Transparansi Pendapatan dan Jumlah Pengemudi

Jumhur juga mengkritik kurangnya transparansi mengenai pendapatan pengemudi ojol dan jumlah mitra yang bekerja di sektor ini. Ia menyebutkan bahwa pemerintah mungkin tidak tahu berapa banyak orang yang bekerja di sektor ini. Misalnya, di Yogyakarta saja, jumlah pengemudi ojol diperkirakan mencapai 40 ribu, meskipun data resmi tidak tersedia.

Menurut Jumhur, status sebagai pekerja akan memberikan fleksibilitas sekaligus hak-hak dasar kepada pengemudi ojol. Meski di luar negeri pembayaran dilakukan per jam, di Indonesia, sistem pembayaran per bulan bisa diterapkan sebagai teknis.

Fleksibilitas dalam Sistem Kerja

Wakil Direktur Utama dan Deputy CEO GoTo, Catherine Hindra Sutjahyo, menjelaskan bahwa banyak mitra Gojek memilih profesi ini karena fleksibilitasnya. Fleksibilitas ini memungkinkan pengemudi menjadikan ojol sebagai pekerjaan paruh waktu. Contohnya, ibu rumah tangga bisa menerima penumpang setelah mengantar anak sekolah, lalu berhenti sementara untuk menjemput anaknya.

Sistem kerja fleksibel ini memungkinkan penyerapan tenaga kerja yang lebih besar. Bahkan, ojol berperan sebagai bantalan sosial karena jumlah mitra meningkat signifikan saat gelombang pemutusan hubungan kerja (PHK) terjadi.

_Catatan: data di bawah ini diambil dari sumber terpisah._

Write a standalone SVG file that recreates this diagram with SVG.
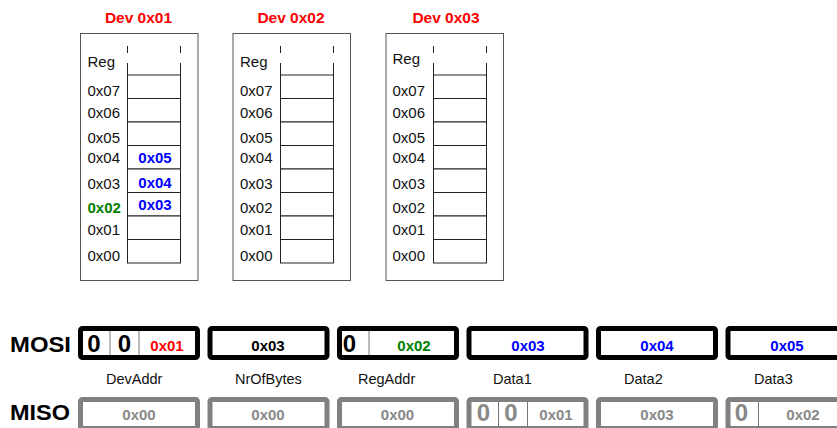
<svg xmlns="http://www.w3.org/2000/svg" width="837" height="428" viewBox="0 0 837 428">
<style>
  .dev{fill:#fff;stroke:#555;stroke-width:1}
  .cell{fill:#fff;stroke:#222;stroke-width:1}
  .dash{stroke:#222;stroke-width:1;stroke-dasharray:7 10 12 100}
  .title{font-family:"Liberation Sans",Arial,sans-serif;font-weight:bold;font-size:15.5px;fill:#f00;text-anchor:middle}
  .lbl{font-family:"Liberation Sans",Arial,sans-serif;font-size:15px;fill:#111}
  .val{font-family:"Liberation Sans",Arial,sans-serif;font-weight:bold;font-size:15px;text-anchor:middle}
  .blue{fill:#00f}
  .green{fill:#008000}
  .red{fill:#f00}
  .blk{fill:#000}
  .gry{fill:#888}
  .mosi{fill:#fff;stroke:#000;stroke-width:5}
  .miso{fill:#fff;stroke:#808080;stroke-width:5}
  .div{stroke:#777;stroke-width:1}
  .big{font-family:"Liberation Sans",Arial,sans-serif;font-weight:bold;font-size:24px;text-anchor:middle}
  .head{font-family:"Liberation Sans",Arial,sans-serif;font-weight:bold;font-size:22px;fill:#000}
  .cap{font-family:"Liberation Sans",Arial,sans-serif;font-size:14.5px;fill:#111}
</style>
<defs>
  <g id="regs">
    <line class="dash" x1="0" y1="46" x2="0" y2="75"/>
    <line class="dash" x1="53" y1="46" x2="53" y2="75"/>
    <rect class="cell" x="0" y="75" width="53" height="23.5"/>
    <rect class="cell" x="0" y="98.5" width="53" height="23.5"/>
    <rect class="cell" x="0" y="122" width="53" height="23.5"/>
    <rect class="cell" x="0" y="145.5" width="53" height="23.5"/>
    <rect class="cell" x="0" y="169" width="53" height="23.5"/>
    <rect class="cell" x="0" y="192.5" width="53" height="23.5"/>
    <rect class="cell" x="0" y="216" width="53" height="23.5"/>
    <rect class="cell" x="0" y="239.5" width="53" height="23.5"/>
  </g>
  <g id="labels">
    <text class="lbl" x="0" y="95.5">0x07</text>
    <text class="lbl" x="0" y="117.5">0x06</text>
    <text class="lbl" x="0" y="142.5">0x05</text>
    <text class="lbl" x="0" y="163">0x04</text>
    <text class="lbl" x="0" y="188.5">0x03</text>
    <text class="lbl" x="0" y="235">0x01</text>
    <text class="lbl" x="0" y="260.5">0x00</text>
  </g>
</defs>

<g id="dev1">
  <text class="title" x="138.5" y="23">Dev 0x01</text>
  <rect class="dev" x="80.5" y="33.5" width="117.5" height="247"/>
  <use href="#regs" x="127.5"/>
  <text class="lbl" x="87.5" y="66.5">Reg</text>
  <use href="#labels" x="87.5"/>
  <text class="val green" x="87.5" y="213" style="text-anchor:start">0x02</text>
  <text class="val blue" x="155" y="163">0x05</text>
  <text class="val blue" x="155" y="187.5">0x04</text>
  <text class="val blue" x="155" y="210">0x03</text>
</g>

<g id="dev2">
  <text class="title" x="291" y="23">Dev 0x02</text>
  <rect class="dev" x="233" y="33.5" width="117.5" height="247"/>
  <use href="#regs" x="280.5"/>
  <text class="lbl" x="240" y="66.5">Reg</text>
  <use href="#labels" x="240"/>
  <text class="lbl" x="240" y="213">0x02</text>
</g>

<g id="dev3">
  <text class="title" x="446" y="23">Dev 0x03</text>
  <rect class="dev" x="386" y="33.5" width="117.5" height="247"/>
  <use href="#regs" x="433.5"/>
  <text class="lbl" x="392.5" y="64">Reg</text>
  <use href="#labels" x="392.5"/>
  <text class="lbl" x="392.5" y="213">0x02</text>
</g>

<g id="mosi">
  <text class="head" x="10" y="352" textLength="61" lengthAdjust="spacingAndGlyphs">MOSI</text>
  <g id="mosi-devaddr">
    <rect class="mosi" x="80.5" y="328.5" width="117" height="29" rx="2"/>
    <line class="div" x1="110" y1="331" x2="110" y2="355"/>
    <line class="div" x1="139" y1="331" x2="139" y2="355"/>
    <text class="big blk" x="94" y="352">0</text>
    <text class="big blk" x="124.5" y="352">0</text>
    <text class="val red" x="167" y="350.5">0x01</text>
  </g>
  <g id="mosi-nrofbytes">
    <rect class="mosi" x="210" y="328.5" width="117" height="29" rx="2"/>
    <text class="val blk" x="268" y="350.5">0x03</text>
  </g>
  <g id="mosi-regaddr">
    <rect class="mosi" x="339.5" y="328.5" width="117" height="29" rx="2"/>
    <line class="div" x1="369" y1="331" x2="369" y2="355"/>
    <text class="big blk" x="349.5" y="352">0</text>
    <text class="val green" x="414" y="350.5">0x02</text>
  </g>
  <g id="mosi-data1">
    <rect class="mosi" x="469" y="328.5" width="117" height="29" rx="2"/>
    <text class="val blue" x="528" y="350.5">0x03</text>
  </g>
  <g id="mosi-data2">
    <rect class="mosi" x="598.5" y="328.5" width="117" height="29" rx="2"/>
    <text class="val blue" x="657" y="350.5">0x04</text>
  </g>
  <g id="mosi-data3">
    <rect class="mosi" x="728" y="328.5" width="117" height="29" rx="2"/>
    <text class="val blue" x="787" y="350.5">0x05</text>
  </g>
</g>

<g id="captions">
  <text class="cap" x="106" y="384">DevAddr</text>
  <text class="cap" x="235" y="384">NrOfBytes</text>
  <text class="cap" x="358" y="384">RegAddr</text>
  <text class="cap" x="493" y="384">Data1</text>
  <text class="cap" x="624" y="384">Data2</text>
  <text class="cap" x="754" y="384">Data3</text>
</g>

<g id="miso">
  <text class="head" x="10" y="420" textLength="60" lengthAdjust="spacingAndGlyphs">MISO</text>
  <g id="miso-1">
    <rect class="miso" x="80.5" y="399.5" width="117" height="29" rx="2"/>
    <text class="val gry" x="139" y="419.5">0x00</text>
  </g>
  <g id="miso-2">
    <rect class="miso" x="210" y="399.5" width="117" height="29" rx="2"/>
    <text class="val gry" x="268" y="419.5">0x00</text>
  </g>
  <g id="miso-3">
    <rect class="miso" x="339.5" y="399.5" width="117" height="29" rx="2"/>
    <text class="val gry" x="397.5" y="419.5">0x00</text>
  </g>
  <g id="miso-4">
    <rect class="miso" x="469" y="399.5" width="117" height="29" rx="2"/>
    <line class="div" x1="498.5" y1="402" x2="498.5" y2="428"/>
    <line class="div" x1="527.5" y1="402" x2="527.5" y2="428"/>
    <text class="big gry" x="483.5" y="421">0</text>
    <text class="big gry" x="511" y="421">0</text>
    <text class="val gry" x="556" y="419.5">0x01</text>
  </g>
  <g id="miso-5">
    <rect class="miso" x="598.5" y="399.5" width="117" height="29" rx="2"/>
    <text class="val gry" x="657" y="419.5">0x03</text>
  </g>
  <g id="miso-6">
    <rect class="miso" x="728" y="399.5" width="117" height="29" rx="2"/>
    <line class="div" x1="758.5" y1="402" x2="758.5" y2="428"/>
    <text class="big gry" x="741.5" y="421">0</text>
    <text class="val gry" x="803" y="419.5">0x02</text>
  </g>
</g>
</svg>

Meski fleksibel, Catherine mengklaim bahwa mitra driver ojol tetap bisa memperoleh penghasilan maksimal jika bekerja penuh waktu. Pendapatan sesuai dengan kinerja mereka.

Pandangan dari Grab Indonesia

Chief of Public Affairs Grab Indonesia, Tirza R. Munusamy, juga menyampaikan pandangan serupa. Ia menyebut bahwa 50 persen mitra Grab berasal dari masyarakat yang tidak memiliki pekerjaan tetap. Beberapa di antaranya merupakan korban PHK atau masih menunggu pekerjaan lain. Ada juga yang sudah memiliki pekerjaan utama dan menjalani ojol sebagai tambahan penghasilan.

Tirza menekankan bahwa prinsip atau marwah dari pengemudi ojol adalah fleksibilitas. Fleksibilitas ini memberi kebebasan kepada pengemudi dalam menentukan jam kerja dan hari libur. Oleh karena itu, jika diubah menjadi pekerja tetap, marwahnya tidak cocok.